世界大学ランキングトップ100をめざす広島大学の挑戦
2016年08月23日 公開 2016年09月05日 更新
世界大学ランキングを無視できない理由
では、はたしてTHEの世界ランキングは、どのように決められているのだろうか。
THEのランク付けは、インターナショナルな教員・留学生の在籍数や論文被引用数、教育環境、他国の研究者との共同研究などといった13の指標によって評価された結果だ。だが英語による論文を対象とするなど、英語圏の大学が圧倒的に有利だという批判もある。
また評価の中に、数値だけでなく主観的な評判も含まれている、という指摘もある。各国の学者からアンケート調査した結果を集めて教育内容や研究に対する評判を評価し、それらを指標の1つに入れているからだ。この、評判をもとにした評価のウエイトがその他の項目より大きいことも、問題として指摘されている。評判による評価のウエイトが高くなればなるほど、極東の島国にある大学は不利になる。

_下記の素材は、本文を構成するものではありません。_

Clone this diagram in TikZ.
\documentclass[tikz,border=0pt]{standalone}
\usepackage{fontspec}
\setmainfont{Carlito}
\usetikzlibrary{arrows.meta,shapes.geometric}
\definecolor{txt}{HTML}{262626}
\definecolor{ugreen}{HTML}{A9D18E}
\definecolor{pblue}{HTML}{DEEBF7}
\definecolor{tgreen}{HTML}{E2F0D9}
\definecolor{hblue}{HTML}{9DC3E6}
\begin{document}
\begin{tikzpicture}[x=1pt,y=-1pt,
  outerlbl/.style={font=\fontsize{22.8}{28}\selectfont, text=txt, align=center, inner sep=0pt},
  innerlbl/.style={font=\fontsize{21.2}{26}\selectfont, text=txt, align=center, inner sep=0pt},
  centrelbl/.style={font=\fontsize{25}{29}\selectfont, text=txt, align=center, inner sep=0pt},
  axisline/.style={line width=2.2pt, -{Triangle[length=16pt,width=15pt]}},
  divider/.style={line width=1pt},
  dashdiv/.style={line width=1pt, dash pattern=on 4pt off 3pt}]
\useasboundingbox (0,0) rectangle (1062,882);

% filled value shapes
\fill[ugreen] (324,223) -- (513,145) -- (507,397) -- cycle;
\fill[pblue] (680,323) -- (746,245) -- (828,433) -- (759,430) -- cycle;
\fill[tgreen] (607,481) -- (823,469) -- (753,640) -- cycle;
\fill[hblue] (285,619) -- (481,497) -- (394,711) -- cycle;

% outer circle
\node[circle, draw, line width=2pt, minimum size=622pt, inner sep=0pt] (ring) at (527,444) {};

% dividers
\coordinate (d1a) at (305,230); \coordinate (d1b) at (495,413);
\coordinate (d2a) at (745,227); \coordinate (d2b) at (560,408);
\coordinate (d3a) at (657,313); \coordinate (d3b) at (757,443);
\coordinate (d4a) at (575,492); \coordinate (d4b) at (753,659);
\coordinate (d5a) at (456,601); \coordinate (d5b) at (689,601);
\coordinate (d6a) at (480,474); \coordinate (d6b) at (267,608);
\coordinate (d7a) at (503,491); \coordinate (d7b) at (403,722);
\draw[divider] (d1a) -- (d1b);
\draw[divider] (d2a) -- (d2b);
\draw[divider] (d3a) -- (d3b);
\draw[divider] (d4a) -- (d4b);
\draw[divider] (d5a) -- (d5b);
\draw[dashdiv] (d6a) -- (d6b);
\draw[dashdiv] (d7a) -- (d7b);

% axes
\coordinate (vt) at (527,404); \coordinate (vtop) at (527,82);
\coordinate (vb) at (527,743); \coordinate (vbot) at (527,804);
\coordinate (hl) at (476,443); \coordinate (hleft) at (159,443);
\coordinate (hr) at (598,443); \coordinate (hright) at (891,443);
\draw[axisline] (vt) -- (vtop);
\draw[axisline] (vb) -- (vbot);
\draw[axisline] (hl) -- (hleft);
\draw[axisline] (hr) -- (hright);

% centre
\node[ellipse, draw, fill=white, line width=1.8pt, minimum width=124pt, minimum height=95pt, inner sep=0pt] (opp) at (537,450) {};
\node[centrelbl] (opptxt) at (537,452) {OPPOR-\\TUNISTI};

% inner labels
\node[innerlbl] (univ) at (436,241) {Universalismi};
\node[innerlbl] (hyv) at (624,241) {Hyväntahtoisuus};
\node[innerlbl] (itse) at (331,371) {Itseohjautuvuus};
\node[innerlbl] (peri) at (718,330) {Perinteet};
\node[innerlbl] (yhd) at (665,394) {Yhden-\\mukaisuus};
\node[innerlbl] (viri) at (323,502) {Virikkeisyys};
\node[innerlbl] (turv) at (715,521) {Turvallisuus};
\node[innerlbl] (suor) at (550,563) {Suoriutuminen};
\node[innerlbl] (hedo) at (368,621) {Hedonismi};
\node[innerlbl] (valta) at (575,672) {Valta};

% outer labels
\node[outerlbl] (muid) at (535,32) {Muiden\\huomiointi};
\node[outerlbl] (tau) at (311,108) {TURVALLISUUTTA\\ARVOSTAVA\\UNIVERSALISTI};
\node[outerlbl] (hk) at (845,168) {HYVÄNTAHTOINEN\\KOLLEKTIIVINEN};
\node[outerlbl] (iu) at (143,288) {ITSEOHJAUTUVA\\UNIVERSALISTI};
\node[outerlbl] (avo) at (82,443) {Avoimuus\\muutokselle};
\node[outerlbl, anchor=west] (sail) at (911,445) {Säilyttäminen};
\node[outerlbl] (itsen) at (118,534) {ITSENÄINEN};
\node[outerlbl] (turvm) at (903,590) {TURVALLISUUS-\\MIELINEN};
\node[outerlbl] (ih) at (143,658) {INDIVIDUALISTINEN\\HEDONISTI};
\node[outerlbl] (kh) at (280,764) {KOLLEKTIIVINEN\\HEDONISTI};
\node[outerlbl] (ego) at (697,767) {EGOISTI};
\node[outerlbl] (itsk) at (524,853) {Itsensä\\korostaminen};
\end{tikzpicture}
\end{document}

欧米の研究者や学者との交流など英語によるコミュニケーションが、日本の大学は欧米の大学に比べて少なくならざるを得ないからだ。
THEが毎年発表する「世界大学ランキング」とは、実はこうした限られた指標による英語圏に有利なランク付けだと見ることができる。
しかし、それらのことを理由にして、THEの世界ランキングを無視することはできるだろうか。残念ながら、現状はそうなっていない。それは、THEの世界ランキングでの順位が大学の評価に大きな影響力を持っている現実があるからだ。学生情報機関IDPの調査では、THEは世界で一番広く用いられている大学ランキングだという。

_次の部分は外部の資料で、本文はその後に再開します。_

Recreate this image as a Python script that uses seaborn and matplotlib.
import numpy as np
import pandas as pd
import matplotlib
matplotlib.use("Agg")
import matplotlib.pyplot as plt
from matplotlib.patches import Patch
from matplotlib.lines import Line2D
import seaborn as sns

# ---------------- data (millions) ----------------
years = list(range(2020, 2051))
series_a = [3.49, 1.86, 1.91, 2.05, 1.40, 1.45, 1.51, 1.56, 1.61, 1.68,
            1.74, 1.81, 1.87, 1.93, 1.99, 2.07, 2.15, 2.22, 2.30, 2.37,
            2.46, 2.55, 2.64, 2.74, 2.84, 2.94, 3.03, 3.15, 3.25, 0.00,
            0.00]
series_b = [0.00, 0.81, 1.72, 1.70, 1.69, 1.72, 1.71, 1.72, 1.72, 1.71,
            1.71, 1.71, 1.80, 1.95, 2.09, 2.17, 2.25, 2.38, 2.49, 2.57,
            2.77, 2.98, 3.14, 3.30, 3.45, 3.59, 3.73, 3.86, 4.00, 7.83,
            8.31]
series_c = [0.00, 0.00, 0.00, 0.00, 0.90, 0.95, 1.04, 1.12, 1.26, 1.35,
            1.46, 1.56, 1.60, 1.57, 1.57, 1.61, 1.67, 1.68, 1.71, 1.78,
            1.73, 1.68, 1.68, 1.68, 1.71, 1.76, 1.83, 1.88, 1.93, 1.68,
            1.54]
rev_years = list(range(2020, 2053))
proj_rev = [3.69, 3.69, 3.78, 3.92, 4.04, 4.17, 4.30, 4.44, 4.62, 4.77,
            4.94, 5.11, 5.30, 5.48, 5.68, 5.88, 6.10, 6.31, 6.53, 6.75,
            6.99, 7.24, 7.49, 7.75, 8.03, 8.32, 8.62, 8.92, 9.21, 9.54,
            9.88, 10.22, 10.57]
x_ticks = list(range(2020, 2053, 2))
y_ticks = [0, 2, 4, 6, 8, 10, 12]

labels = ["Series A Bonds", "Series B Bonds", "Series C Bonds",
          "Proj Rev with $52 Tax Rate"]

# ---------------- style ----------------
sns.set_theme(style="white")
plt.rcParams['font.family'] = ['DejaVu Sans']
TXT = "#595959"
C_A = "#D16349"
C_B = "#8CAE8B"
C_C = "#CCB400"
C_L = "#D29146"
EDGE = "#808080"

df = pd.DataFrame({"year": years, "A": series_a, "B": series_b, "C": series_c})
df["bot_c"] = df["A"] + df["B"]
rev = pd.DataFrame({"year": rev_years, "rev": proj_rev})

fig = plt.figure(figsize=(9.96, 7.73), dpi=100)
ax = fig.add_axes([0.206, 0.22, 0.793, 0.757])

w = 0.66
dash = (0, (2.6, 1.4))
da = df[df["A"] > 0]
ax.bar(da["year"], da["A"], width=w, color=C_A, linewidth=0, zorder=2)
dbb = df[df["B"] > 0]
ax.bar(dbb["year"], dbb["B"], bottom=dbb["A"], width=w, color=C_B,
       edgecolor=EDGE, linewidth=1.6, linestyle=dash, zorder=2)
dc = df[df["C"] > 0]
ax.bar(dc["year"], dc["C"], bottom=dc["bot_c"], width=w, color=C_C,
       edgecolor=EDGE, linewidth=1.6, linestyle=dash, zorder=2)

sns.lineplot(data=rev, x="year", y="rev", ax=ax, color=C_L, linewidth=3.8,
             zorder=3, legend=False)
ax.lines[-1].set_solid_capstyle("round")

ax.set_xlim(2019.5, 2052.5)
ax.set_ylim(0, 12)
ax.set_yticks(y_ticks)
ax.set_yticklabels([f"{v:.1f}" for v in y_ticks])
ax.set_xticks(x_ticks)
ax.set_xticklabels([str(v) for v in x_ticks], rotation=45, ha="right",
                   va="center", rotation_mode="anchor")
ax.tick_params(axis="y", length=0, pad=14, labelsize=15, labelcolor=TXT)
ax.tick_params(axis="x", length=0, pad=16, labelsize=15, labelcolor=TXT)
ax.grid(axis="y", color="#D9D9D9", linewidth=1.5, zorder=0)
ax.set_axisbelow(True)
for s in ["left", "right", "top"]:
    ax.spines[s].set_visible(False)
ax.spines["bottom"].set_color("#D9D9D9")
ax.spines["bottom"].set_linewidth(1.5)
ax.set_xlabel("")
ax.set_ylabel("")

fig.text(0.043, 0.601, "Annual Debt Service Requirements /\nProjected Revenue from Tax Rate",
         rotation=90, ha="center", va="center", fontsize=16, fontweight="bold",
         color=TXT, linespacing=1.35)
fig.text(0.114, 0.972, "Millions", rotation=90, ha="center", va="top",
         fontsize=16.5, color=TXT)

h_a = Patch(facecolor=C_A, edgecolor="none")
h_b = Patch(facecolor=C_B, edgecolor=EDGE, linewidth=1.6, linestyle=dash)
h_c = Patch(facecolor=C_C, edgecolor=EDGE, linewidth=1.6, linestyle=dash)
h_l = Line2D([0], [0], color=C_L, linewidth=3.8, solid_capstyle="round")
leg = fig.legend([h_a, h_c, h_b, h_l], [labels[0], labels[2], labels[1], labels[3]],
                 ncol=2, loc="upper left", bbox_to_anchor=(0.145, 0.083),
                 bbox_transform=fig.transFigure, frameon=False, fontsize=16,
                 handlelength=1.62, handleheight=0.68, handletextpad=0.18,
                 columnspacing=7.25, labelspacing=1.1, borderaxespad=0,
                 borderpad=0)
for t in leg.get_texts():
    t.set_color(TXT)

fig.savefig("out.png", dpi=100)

例えば留学を考えている学生は、THEのランキングを見てどの大学に進学するのか決めるかもしれない。
企業や研究所が、共同研究の相手を選ぶ時の一助にすることもあるだろう。あるいは世界の最先端研究を担う人材が、ランキングによって世界に振り分けられていくとすれば……。
そう考えると、世界ランキングの中で日本の大学が順位を落とし、存在感を薄めていく現状を、黙って見過ごしているわけにはいかない。
とりわけ国からの運営費交付金によって営まれている国立大学は、今の世界ランキングの現状を黙って受け入れてはいられないはずだ。「今後10年で、世界大学ランキングトップ100に10校ランクインを目指します」と安倍首相が宣言した目標に向かって、それぞれの強みを活かした国立大学としての取り組みが求められるだろう。
国立大学は、法人化によって機構改革や資金調達といった経営的な困難を抱えることになった。
同時に、世界ランキングでの評価を上昇させていく使命も背負うことになった。
道理で、「国立大学が苦悩している」はずだ。
だが、その苦悩から脱出できる方法があるとしたら……。
いったい、どうすればそんなことが可能なのか?
「世界トップ100に入る」という宣言
全国に86ある国立大学の1つ、広島県東広島市に本部を置く広島大学は、THE世界ランキングによると「5011―600位」にランク付けされている。国内の大学でみれば12位だ。
その広島大学が、驚くべき宣言をした。
なんと「10年後までに世界トップ100位に入る」というのだ。
この挑戦を大胆すぎると驚くべきか。それとも不敵と見るべきか。何らかの勝算あってのチャレンジなのか。
あえて比べるなら、THE世界ランキングで東京大学が43位、京都大学が88位と評価されている現実を踏まえた上で、挑戦しようというのだ。
「本当に実現可能か」「現実性はあるのか」といぶかしがる声も耳にした。
しかし、2015年広島大学のトップに就任した越智光夫学長は「世界トップ100を目指します」ときっぱりこう言った。
「妙に背伸びをしたり、実力以上に見せようと虚勢を張っているわけではないんです。広島大学が今持っている力をきちんと自覚し、戦略に沿って現状を伸ばし、その数値を学外からはっきり見えるようにすれば、世界100位に入ることは決して夢物語ではありません。これは国との約束でもあるのです」
広島大学が、「世界で戦う」狼煙を上げた。
本気だということは伝わってきた。だが、どこまで本当なのか。実際、THE世界ランキングの指標の1つとして重要視されている「論文被引用数」のスコアを確認してみると……。
スコアによると、東京大学は18.3点。京都大学が14.0点。だが、広島大学も12.5点に達している。国立大学では5位だ。確かに、100位に手が届きそうな高い水準といっていいだろう。
ところが、その他の教育環境や資金調達などで大きく水をあけられている。
広島大学の現状とは、大学の研究活動そのものは水準が高く、現在の成果を順調に伸ばしていくことで世界100位の水準に届くことが可能な次元にあるようだ。ランキング指標の重要な1項目が達成可能だとするなら、あとは他の弱い部分を補強していく手段を講ずればいい、ということになる。克服すべき課題が明らかなら、解決する方法を見つけるのはそれほど難しい作業ではないだろう。